Working with PyTorch Model

The example below demonstrates how to autotune a PyTorch model on four RTNConfig configurations.

from neural_compressor.torch.quantization import RTNConfig, TuningConfig, autotune


def eval_fn(model) -> float:
    return ...


tune_config = TuningConfig(
    config_set=RTNConfig(use_sym=[False, True], group_size=[32, 128]),
    tolerable_loss=0.2,
    max_trials=10,
)
q_model = autotune(model, tune_config=tune_config, eval_fn=eval_fn)

Working with Tensorflow Model

The example below demonstrates how to autotune a TensorFlow model on two StaticQuantConfig configurations.

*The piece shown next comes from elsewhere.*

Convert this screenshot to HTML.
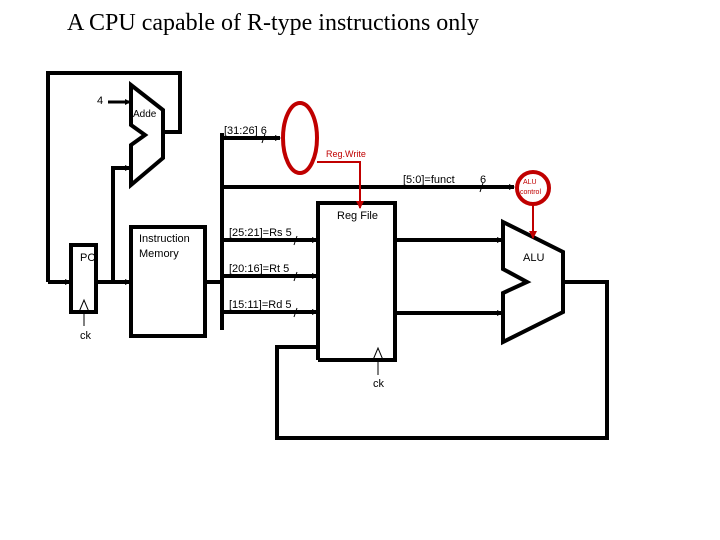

from neural_compressor.tensorflow.quantization import StaticQuantConfig, autotune

calib_dataloader = MyDataloader(...)
custom_tune_config = TuningConfig(
    config_set=[
        StaticQuantConfig(weight_sym=True, act_sym=True),
        StaticQuantConfig(weight_sym=False, act_sym=False),
    ]
)


def eval_fn(model) -> float:
    return ...


best_model = autotune(
    model="baseline_model", tune_config=custom_tune_config, eval_fn=eval_fn, calib_dataloader=calib_dataloader
)